___ Supplied data ___

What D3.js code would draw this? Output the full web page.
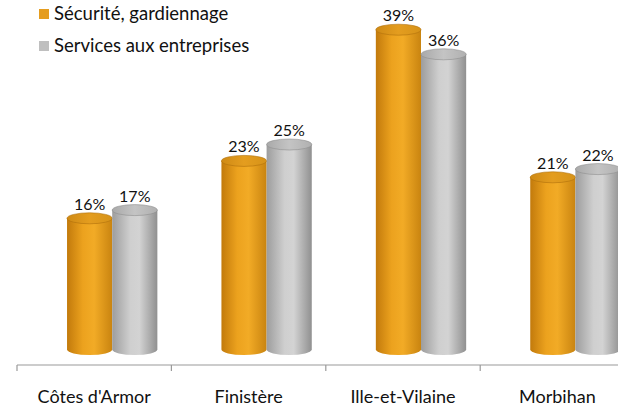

___
___ Supplied data ___

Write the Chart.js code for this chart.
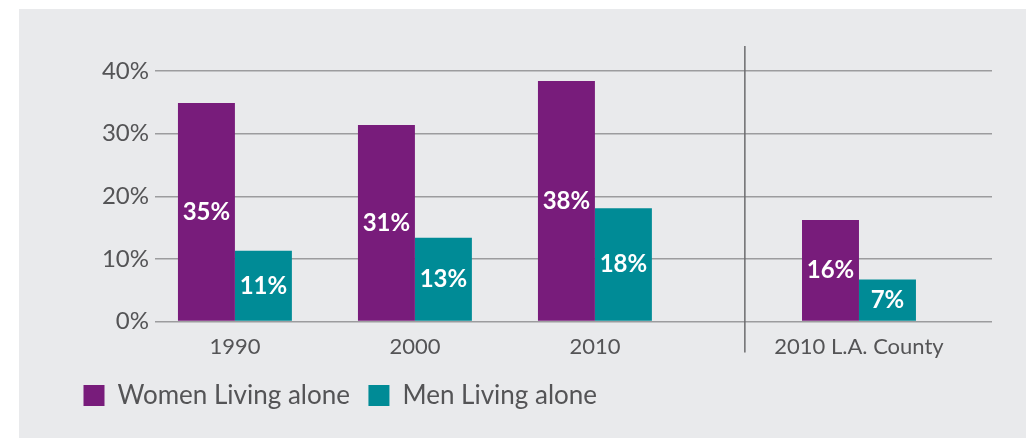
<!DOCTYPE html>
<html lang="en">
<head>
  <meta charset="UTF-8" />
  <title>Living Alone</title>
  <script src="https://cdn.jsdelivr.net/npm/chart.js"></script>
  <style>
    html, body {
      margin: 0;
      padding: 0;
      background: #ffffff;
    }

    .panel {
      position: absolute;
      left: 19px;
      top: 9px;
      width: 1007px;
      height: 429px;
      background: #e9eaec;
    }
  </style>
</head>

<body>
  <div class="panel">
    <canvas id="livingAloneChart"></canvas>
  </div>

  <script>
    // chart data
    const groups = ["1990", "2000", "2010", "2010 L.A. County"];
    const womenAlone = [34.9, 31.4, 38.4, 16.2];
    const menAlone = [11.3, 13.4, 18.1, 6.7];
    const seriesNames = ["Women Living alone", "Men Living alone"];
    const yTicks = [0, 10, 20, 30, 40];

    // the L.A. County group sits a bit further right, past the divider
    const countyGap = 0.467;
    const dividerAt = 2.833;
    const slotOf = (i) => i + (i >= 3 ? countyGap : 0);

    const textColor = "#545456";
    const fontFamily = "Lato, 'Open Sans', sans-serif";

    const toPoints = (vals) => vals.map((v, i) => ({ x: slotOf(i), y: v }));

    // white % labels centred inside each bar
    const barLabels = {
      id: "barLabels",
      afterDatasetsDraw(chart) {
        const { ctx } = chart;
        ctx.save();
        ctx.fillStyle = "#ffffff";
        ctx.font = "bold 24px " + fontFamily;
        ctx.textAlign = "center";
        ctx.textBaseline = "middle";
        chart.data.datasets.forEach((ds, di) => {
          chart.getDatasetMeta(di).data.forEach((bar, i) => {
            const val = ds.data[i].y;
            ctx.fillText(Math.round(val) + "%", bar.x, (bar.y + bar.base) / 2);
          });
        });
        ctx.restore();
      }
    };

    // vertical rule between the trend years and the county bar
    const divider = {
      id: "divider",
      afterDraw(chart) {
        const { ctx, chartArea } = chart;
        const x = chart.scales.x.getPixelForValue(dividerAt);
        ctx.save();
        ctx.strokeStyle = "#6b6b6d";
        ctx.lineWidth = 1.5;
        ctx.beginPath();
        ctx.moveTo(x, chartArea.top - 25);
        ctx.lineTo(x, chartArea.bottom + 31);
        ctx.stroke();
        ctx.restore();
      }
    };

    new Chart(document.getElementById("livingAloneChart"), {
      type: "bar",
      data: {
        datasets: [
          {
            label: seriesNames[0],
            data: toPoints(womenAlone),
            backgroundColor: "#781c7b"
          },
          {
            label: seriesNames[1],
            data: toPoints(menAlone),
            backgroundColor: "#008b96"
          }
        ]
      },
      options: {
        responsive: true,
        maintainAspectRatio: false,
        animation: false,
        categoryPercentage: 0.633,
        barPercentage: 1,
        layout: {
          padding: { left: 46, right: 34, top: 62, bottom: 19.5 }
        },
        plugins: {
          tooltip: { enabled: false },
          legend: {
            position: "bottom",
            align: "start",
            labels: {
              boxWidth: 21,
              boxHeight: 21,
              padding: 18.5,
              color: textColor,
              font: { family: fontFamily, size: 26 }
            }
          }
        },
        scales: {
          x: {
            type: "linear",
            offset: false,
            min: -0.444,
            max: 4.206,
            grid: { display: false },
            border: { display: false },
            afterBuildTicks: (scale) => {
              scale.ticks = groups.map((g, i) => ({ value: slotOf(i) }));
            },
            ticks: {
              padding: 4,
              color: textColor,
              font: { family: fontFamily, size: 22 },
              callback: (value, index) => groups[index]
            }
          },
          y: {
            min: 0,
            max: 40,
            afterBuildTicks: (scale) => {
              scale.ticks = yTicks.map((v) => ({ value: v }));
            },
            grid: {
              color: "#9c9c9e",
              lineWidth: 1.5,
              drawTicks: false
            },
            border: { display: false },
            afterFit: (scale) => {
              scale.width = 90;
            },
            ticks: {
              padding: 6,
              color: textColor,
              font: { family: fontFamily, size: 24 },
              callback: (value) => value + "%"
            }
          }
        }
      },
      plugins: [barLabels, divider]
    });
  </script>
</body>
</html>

___
___ Supplied data ___

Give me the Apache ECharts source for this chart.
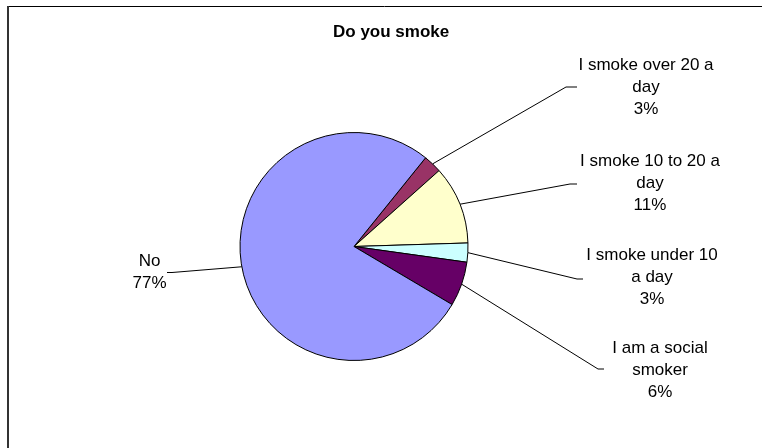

___

Problem statement. Pick out the part that begins with the line containing "Write the Chart.js code for this chart." and finishes with the line containing "const toPoints = (vals)", both included. Restate it exactly, without images.

Output for this exercise.
Write the Chart.js code for this chart.
<!DOCTYPE html>
<html lang="en">
<head>
  <meta charset="UTF-8" />
  <title>Living Alone</title>
  <script src="https://cdn.jsdelivr.net/npm/chart.js"></script>
  <style>
    html, body {
      margin: 0;
      padding: 0;
      background: #ffffff;
    }

    .panel {
      position: absolute;
      left: 19px;
      top: 9px;
      width: 1007px;
      height: 429px;
      background: #e9eaec;
    }
  </style>
</head>

<body>
  <div class="panel">
    <canvas id="livingAloneChart"></canvas>
  </div>

  <script>
    // chart data
    const groups = ["1990", "2000", "2010", "2010 L.A. County"];
    const womenAlone = [34.9, 31.4, 38.4, 16.2];
    const menAlone = [11.3, 13.4, 18.1, 6.7];
    const seriesNames = ["Women Living alone", "Men Living alone"];
    const yTicks = [0, 10, 20, 30, 40];

    // the L.A. County group sits a bit further right, past the divider
    const countyGap = 0.467;
    const dividerAt = 2.833;
    const slotOf = (i) => i + (i >= 3 ? countyGap : 0);

    const textColor = "#545456";
    const fontFamily = "Lato, 'Open Sans', sans-serif";

    const toPoints = (vals) => vals.map((v, i) => ({ x: slotOf(i), y: v }));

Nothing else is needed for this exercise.